Work instructions ▸
Using the material below, print a verbatim copy of every line from the one containing "What D3.js code" through the one containing "const startDate = new Date(2014, 4, 6);", inclusive, and omit the pictures.
* begin Recorded information *
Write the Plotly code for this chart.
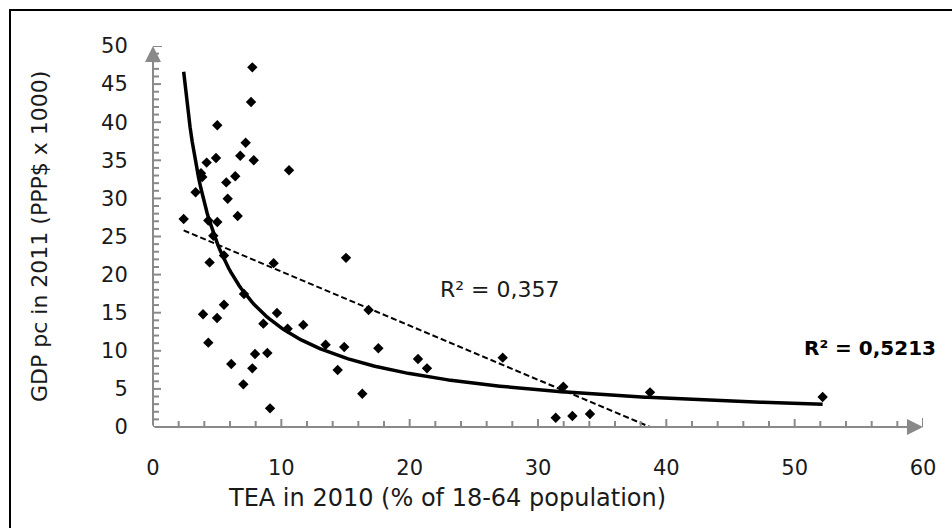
* end Recorded information *
* begin Recorded information *
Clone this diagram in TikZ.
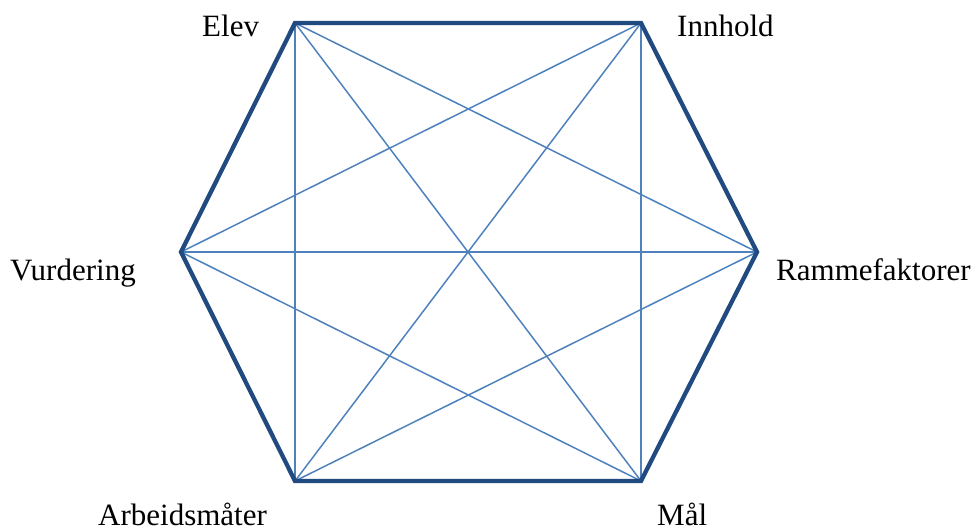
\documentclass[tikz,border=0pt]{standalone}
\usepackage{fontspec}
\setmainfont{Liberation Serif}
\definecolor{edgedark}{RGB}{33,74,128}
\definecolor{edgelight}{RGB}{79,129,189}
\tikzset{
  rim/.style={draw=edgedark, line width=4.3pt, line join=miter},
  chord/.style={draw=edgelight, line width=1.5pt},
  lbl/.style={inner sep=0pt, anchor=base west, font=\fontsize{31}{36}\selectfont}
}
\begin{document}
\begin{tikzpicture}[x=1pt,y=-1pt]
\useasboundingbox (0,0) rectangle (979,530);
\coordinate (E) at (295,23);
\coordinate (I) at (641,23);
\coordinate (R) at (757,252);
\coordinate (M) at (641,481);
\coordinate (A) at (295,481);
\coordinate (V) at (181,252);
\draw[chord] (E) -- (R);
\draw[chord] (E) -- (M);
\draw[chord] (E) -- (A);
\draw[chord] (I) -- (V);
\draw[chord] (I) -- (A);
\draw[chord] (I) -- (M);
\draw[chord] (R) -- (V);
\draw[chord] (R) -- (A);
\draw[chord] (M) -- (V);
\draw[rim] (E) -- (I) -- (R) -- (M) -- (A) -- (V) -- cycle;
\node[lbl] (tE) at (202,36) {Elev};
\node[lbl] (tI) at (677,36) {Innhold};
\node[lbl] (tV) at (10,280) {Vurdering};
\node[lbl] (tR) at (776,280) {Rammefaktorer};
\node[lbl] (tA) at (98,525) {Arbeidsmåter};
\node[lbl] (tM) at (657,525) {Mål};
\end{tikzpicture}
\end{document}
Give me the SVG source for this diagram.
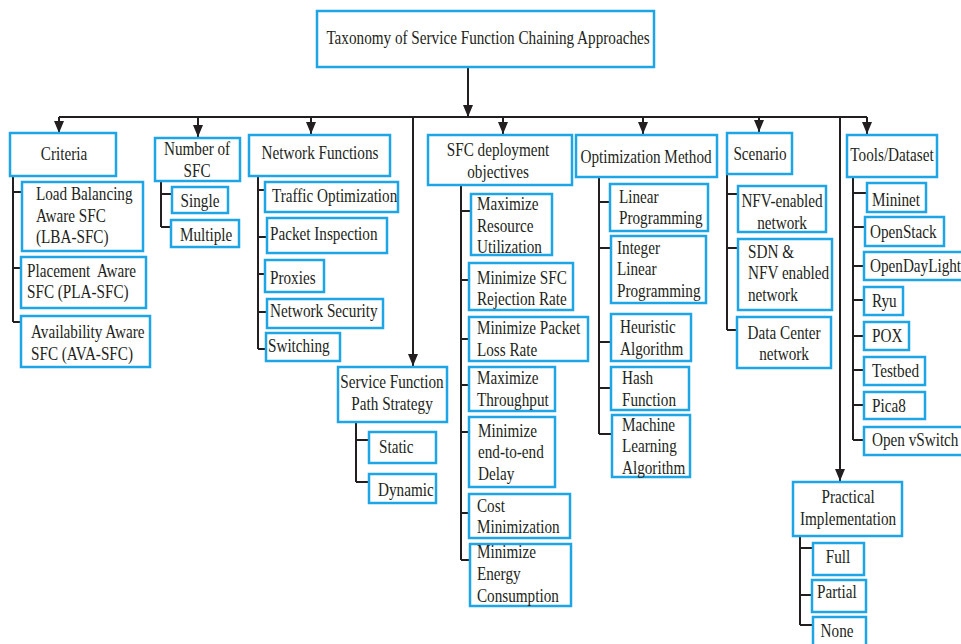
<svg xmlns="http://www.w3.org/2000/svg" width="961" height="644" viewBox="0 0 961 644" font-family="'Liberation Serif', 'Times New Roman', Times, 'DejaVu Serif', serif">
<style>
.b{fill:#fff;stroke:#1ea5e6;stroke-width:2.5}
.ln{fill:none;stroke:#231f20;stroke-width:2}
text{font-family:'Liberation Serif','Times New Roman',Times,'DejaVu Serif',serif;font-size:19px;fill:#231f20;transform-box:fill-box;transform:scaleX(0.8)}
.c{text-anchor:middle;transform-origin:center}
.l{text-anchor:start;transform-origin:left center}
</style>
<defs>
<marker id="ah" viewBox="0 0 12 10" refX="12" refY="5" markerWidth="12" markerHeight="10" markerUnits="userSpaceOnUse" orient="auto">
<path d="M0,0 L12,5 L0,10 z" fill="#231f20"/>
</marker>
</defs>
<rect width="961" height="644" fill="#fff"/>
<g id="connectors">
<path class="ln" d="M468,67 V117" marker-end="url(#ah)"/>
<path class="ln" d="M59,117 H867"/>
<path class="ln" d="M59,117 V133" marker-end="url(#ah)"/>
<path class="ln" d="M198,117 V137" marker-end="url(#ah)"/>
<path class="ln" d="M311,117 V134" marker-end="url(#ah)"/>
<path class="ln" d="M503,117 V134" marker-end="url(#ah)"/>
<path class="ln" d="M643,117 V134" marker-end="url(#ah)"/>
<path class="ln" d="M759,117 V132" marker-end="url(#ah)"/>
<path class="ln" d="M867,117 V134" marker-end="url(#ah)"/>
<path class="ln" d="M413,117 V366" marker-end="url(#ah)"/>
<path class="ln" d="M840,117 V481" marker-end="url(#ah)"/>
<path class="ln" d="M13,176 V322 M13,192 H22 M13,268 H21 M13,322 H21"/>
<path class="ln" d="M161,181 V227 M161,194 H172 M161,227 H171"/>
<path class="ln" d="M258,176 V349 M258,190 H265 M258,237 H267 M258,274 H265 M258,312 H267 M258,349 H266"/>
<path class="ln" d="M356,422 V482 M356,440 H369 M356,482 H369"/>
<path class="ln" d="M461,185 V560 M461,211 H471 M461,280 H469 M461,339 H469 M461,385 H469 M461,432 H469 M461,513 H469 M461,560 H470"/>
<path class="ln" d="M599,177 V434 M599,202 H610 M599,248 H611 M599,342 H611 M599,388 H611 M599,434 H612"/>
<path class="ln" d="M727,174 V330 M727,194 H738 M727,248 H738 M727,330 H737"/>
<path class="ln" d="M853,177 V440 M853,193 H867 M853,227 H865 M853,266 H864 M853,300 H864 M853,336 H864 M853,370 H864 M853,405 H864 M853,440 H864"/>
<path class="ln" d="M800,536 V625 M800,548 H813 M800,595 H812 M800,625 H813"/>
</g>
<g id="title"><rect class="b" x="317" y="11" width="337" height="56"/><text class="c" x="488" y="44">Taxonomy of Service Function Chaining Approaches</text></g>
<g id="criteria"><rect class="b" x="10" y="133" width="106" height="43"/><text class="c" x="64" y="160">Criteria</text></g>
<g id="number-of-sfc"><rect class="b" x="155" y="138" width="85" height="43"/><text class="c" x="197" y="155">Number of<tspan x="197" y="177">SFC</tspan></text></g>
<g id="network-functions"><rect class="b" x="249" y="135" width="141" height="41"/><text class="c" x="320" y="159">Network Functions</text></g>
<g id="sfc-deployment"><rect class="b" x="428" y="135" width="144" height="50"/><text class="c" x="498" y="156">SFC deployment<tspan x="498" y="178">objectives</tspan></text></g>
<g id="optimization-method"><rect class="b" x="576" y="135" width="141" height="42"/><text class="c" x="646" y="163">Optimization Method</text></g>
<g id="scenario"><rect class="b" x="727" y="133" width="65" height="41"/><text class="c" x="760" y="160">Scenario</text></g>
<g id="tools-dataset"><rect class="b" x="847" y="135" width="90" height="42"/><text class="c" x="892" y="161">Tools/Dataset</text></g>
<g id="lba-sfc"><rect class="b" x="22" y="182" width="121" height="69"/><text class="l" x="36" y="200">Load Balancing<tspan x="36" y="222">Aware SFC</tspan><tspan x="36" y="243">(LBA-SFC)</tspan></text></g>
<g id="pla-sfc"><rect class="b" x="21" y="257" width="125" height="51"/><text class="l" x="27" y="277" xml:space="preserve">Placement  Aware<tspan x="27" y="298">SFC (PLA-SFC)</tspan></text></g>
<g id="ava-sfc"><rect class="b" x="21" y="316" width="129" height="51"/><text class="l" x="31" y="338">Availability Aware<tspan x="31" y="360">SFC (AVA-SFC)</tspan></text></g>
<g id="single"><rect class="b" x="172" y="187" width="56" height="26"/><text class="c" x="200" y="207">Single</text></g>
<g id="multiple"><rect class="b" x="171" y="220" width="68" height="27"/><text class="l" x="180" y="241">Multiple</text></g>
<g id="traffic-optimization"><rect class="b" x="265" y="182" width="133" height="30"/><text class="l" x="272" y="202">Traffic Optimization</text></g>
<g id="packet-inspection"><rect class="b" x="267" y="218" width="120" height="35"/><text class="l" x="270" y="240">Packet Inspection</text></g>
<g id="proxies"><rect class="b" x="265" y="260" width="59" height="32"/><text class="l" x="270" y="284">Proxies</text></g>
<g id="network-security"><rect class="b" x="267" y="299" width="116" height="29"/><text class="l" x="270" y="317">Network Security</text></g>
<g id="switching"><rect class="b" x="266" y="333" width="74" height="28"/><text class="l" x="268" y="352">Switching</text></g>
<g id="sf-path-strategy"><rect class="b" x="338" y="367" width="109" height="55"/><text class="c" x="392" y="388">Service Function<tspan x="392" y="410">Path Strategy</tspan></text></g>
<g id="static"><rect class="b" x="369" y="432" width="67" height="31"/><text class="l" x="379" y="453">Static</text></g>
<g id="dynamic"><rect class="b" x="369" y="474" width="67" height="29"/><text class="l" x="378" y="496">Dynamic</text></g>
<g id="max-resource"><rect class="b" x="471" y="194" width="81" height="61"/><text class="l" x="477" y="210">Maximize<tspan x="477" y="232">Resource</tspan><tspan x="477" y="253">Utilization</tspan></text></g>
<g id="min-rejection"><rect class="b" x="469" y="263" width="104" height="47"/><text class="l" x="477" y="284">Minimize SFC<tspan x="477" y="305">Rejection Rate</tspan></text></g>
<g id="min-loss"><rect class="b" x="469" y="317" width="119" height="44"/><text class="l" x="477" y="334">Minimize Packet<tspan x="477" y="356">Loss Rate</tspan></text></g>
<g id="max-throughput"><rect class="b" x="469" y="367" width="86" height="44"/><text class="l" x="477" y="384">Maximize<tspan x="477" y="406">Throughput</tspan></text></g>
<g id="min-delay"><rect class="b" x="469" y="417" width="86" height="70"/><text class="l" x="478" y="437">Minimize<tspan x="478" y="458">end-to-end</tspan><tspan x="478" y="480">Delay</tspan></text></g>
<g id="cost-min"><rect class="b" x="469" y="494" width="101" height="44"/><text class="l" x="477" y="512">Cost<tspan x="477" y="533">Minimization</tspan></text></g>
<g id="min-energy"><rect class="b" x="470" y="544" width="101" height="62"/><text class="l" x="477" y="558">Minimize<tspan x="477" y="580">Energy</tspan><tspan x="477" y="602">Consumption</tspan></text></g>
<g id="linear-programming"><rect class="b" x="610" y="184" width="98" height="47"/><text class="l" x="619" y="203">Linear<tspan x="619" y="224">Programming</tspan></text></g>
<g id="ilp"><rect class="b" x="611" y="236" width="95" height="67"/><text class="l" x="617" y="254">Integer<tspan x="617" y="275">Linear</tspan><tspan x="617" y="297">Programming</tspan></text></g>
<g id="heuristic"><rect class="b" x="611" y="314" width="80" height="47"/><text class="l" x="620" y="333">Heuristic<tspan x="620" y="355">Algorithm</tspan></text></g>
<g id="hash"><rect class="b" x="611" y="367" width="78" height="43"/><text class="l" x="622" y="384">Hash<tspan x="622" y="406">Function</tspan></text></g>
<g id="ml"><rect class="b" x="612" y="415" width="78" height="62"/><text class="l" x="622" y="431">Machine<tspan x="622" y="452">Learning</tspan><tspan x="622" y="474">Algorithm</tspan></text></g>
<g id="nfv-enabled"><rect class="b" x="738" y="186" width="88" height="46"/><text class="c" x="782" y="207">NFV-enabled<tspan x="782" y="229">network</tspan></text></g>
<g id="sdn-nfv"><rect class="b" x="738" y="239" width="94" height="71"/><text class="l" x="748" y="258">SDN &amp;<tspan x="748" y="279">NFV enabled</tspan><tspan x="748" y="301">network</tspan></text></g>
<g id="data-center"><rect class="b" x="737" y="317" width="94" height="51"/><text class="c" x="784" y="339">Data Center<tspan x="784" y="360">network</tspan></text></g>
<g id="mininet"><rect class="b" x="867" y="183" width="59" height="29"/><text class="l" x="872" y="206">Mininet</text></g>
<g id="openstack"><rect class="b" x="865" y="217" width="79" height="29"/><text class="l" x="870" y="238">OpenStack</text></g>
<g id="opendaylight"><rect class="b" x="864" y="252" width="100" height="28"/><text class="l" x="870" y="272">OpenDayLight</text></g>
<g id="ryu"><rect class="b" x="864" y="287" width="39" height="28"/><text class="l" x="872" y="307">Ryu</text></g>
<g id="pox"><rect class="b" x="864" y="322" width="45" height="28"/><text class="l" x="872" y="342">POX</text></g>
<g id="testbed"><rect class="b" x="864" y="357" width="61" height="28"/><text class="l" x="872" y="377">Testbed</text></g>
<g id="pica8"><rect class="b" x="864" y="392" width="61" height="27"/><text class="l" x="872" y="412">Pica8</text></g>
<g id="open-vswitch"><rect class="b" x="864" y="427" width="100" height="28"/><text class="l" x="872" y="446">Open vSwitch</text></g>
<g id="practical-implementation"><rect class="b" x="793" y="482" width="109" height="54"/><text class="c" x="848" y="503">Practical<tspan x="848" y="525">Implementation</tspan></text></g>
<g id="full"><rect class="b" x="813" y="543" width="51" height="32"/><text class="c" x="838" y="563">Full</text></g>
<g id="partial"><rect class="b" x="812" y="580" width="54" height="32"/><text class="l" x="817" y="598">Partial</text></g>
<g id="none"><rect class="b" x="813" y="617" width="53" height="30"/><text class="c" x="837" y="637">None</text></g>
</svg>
* end Recorded information *
* begin Recorded information *
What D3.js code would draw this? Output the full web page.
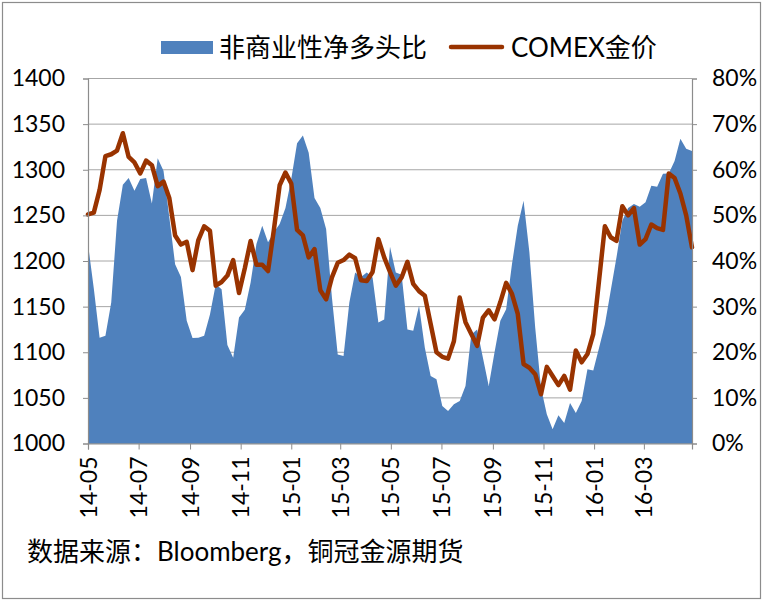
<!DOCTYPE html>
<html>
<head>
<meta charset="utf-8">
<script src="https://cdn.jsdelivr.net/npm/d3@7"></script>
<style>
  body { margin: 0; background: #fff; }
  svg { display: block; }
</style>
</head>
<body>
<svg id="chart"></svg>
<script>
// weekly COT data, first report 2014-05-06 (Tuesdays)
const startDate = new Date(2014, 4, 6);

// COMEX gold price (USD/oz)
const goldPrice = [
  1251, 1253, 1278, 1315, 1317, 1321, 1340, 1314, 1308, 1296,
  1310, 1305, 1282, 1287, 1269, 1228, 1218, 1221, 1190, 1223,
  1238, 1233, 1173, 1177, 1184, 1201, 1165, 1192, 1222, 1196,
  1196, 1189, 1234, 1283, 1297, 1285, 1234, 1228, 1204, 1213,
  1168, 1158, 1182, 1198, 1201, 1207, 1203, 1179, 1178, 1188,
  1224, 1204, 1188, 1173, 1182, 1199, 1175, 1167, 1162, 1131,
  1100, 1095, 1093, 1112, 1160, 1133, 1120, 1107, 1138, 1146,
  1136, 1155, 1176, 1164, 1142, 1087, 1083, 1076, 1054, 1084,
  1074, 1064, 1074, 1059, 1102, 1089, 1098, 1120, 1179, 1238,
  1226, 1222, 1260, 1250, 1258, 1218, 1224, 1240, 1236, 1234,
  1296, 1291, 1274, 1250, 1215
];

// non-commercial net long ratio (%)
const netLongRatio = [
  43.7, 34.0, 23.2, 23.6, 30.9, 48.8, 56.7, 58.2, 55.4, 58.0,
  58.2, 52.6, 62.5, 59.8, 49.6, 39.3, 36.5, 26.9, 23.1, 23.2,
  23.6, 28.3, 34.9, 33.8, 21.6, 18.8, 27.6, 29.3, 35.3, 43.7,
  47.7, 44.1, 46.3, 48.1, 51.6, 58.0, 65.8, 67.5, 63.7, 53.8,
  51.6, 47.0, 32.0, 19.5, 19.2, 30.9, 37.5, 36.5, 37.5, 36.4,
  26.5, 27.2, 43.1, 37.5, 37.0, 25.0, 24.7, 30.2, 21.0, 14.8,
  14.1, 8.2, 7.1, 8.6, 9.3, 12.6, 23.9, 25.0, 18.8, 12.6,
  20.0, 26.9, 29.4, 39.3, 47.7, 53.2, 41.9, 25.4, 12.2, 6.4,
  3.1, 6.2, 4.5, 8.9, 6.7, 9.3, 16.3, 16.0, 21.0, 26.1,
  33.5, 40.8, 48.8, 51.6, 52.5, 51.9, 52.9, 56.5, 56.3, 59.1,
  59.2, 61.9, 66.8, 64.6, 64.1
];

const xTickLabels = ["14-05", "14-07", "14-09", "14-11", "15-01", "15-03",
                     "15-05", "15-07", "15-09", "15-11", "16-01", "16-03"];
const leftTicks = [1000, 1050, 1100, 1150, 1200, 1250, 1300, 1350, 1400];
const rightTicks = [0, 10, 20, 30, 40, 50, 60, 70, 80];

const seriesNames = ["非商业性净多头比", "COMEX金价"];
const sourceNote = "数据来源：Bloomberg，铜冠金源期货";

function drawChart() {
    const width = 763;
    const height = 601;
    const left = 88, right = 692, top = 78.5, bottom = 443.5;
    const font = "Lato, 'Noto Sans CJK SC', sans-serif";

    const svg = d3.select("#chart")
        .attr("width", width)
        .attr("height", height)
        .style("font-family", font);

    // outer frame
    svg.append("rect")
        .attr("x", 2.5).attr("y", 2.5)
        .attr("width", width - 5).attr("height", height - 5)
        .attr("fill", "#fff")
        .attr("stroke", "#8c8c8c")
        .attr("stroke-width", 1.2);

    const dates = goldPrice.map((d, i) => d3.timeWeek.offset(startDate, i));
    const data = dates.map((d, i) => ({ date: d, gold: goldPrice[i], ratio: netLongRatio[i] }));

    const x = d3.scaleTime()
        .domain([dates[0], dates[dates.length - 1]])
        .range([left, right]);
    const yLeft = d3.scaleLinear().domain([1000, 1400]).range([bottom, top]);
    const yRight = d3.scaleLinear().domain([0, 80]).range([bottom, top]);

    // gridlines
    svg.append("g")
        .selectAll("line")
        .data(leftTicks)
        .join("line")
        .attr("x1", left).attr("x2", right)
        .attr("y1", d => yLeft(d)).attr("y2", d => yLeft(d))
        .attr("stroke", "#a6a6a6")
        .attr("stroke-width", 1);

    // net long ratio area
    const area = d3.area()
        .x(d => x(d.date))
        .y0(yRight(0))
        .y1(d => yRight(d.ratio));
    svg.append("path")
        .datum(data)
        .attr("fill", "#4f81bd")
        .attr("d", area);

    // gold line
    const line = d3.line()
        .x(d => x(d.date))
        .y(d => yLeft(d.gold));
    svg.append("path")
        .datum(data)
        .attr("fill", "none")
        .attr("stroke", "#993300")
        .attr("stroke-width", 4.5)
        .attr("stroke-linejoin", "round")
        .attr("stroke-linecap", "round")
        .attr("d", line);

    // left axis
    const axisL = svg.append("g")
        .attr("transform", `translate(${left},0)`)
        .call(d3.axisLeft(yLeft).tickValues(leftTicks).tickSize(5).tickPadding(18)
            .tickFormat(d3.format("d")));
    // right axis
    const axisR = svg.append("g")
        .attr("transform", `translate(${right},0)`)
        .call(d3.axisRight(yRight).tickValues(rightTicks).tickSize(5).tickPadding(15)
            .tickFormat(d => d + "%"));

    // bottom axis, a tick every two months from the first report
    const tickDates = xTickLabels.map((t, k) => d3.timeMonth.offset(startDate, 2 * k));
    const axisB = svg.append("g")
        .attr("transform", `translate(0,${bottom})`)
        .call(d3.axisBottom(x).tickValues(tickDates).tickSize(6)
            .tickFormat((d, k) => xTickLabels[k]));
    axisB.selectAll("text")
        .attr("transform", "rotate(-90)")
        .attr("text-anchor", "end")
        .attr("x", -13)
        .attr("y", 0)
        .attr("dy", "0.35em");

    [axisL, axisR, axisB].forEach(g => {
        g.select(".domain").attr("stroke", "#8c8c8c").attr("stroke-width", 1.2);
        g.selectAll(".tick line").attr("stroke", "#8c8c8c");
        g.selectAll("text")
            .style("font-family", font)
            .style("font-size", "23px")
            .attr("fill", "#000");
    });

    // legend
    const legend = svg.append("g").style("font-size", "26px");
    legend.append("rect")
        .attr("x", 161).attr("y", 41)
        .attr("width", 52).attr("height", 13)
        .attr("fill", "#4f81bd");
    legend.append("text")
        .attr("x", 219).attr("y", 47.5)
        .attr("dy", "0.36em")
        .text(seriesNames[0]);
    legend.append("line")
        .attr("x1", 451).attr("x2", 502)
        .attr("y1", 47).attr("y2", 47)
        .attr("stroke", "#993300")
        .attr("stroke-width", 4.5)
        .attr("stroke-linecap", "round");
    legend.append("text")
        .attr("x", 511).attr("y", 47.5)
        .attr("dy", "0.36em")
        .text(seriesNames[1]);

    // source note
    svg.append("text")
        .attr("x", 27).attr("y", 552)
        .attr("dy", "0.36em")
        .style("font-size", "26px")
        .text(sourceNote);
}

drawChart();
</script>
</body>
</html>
* end Recorded information *
Correct answer ▸
What D3.js code would draw this? Output the full web page.
<!DOCTYPE html>
<html>
<head>
<meta charset="utf-8">
<script src="https://cdn.jsdelivr.net/npm/d3@7"></script>
<style>
  body { margin: 0; background: #fff; }
  svg { display: block; }
</style>
</head>
<body>
<svg id="chart"></svg>
<script>
// weekly COT data, first report 2014-05-06 (Tuesdays)
const startDate = new Date(2014, 4, 6);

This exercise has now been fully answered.